The club member swipes the card through the stores’ credit card reader. This simple act not only identifies the bearer of the card, but also gives the store valuable information about the member’s purchase choices.

Consider the possibilities. The MegaLoMart discovers through data mining that Chuck has no particular preferences when choosing paper towels, or charcoal briquettes, or soft drinks, but he always buys Campbell’s Cream of Chicken soup. Do you suppose that a customized offer of Campbell’s Cream of Chicken at a savings of 30 cents a can might get Chuck back into the store? If I bought six cans under this offer, the store would have given up the profit on six cans of soup in order to get me to spend another $150 on other grocery items.

Would the soup offer work for everyone? No. Only those people who were brand loyal to this specific company are likely to respond. But a well programmed computer system, looking for such predictable choices could find, and customize, different offers for each of the store’s best customers.

And since a program such as this is fully customized, no competitor could offer it - at least, not in the same way.

How much would it cost to individualize offers to your best customers?
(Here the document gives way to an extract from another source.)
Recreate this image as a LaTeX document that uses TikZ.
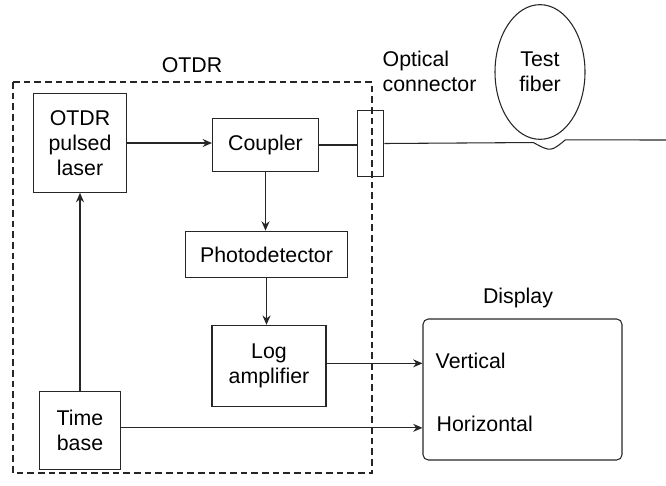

Perhaps more importantly, how much will it cost to let your competitor do this if you don’t?


The Small Business Model – the Relational Solution.

True customer loyalty is to a differentiated brand. To inspire loyalty, you must stand out from the pack.

True customer loyalty is relational in nature. As relationships grow, we’re more comfortable, and less likely to do business with strangers.

Small businesses will always have an advantage in relationship building. The natural one-on-one help that entrepreneurs automatically offer their customers is difficult for large companies to duplicate.

Relational loyalty isn’t ensured by a rewards program. What ensures relational loyalty is everyday operational excellence.

Don’t stop at learning your customers’ preferences. Learn their names. Learn their children’s names. Learn their birthdays. Learn their sizes, their color preferences, and how often they purchase.

Then, treat them like the valuable people they are. Send them birthday cards. Ask their opinions. Yes, these things cost money. What will they spend with you over the next several years? Most customers not only tend to buy more over the years, they buy more expensive products. The longer they stay with you, the more profitable they become.

As markets mature, the smartest operators will shift their focus from new customer acquisition to building relationships with the good customers whose business we’ve already earned.


And one more thought.

The simplest and most direct way to earn customer loyalty is to recruit loyal customers. If you find the right customers to begin with, your retention rate will increase without spending any more money.

Some customers prefer you to your competitors. Some customers want long term relationships. Some customers are more profitable than others. Some customers spend more and require less service.

Look for customers that have one or more of these characteristics, then earn their business with superior service.